Innym razem w mediach społecznościowych zyskała popularność grafika, która rzekomo przedstawia czarną mszę, która miała odbyć się w Watykanie. Na "zdjęciu" widać księży i kardynałów zgromadzonych wokół posągu Baphometa – pogańskiej postaci pół-człowieka, pół-kozła, często kojarzonej z satanizmem.
Wiele osób po dłuższym wpatrywaniu się w grafikę zauważy charakterystyczne dla AI błędy, takie jak zniekształcone, rozmazane twarze czy brakujące palce u dłoni posągu. To jednak oczywiste jedynie dla młodszej części użytkowników. Niestety wiele starszych osób, chociażby ze względu na niedoskonały wzrok i stosunkowo późny kontakt z technologią, nie zwróci uwagi na te detale, a to, co widzi, potraktuje jako pewnik.

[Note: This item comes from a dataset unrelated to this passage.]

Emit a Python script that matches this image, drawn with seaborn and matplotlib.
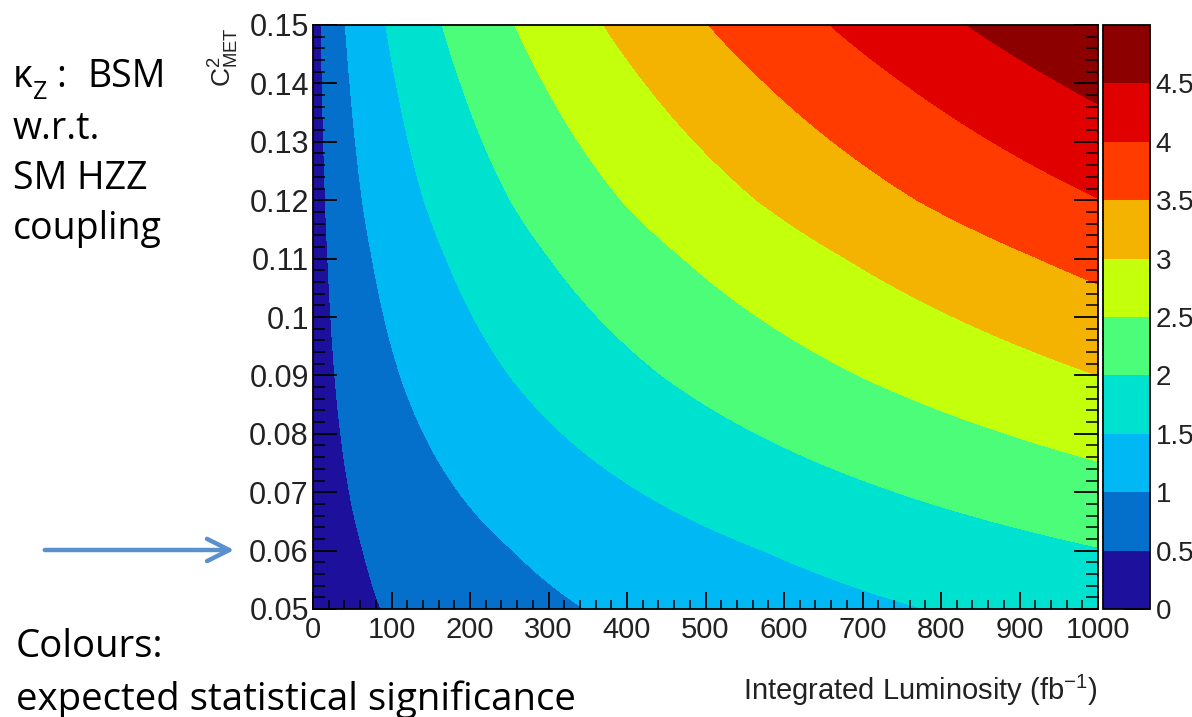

Brak biegłości w odróżnianiu treści wygenerowanych przez sztuczną inteligencję od prawdziwych zdjęć jest wykorzystywane tych, którym zależy na dezinformacji. Mimo że pod większością postów znajdą się komentarze informujące, że to AI, nie zawsze zyskują tyle reakcji co te, które piszą osoby wierzące w "cud".
Czasem zwrócenie uwagi na to, że grafika jest wygenerowana, spotyka się z oporem komentujących – "Każdy ma prawo do własnej interpretacji tego co widzi". "Ludzie sobie to tłumacza na różny sposób, ale trzeba być ślepym, żeby nie widzieć, że to Maryja Panna".
O reakcję i poinformowanie o tej pladze wiernych został poproszony nawet Oficjalny profil Konferencji Episkopatu Polski na Facebooku. Na razie nie zareagował.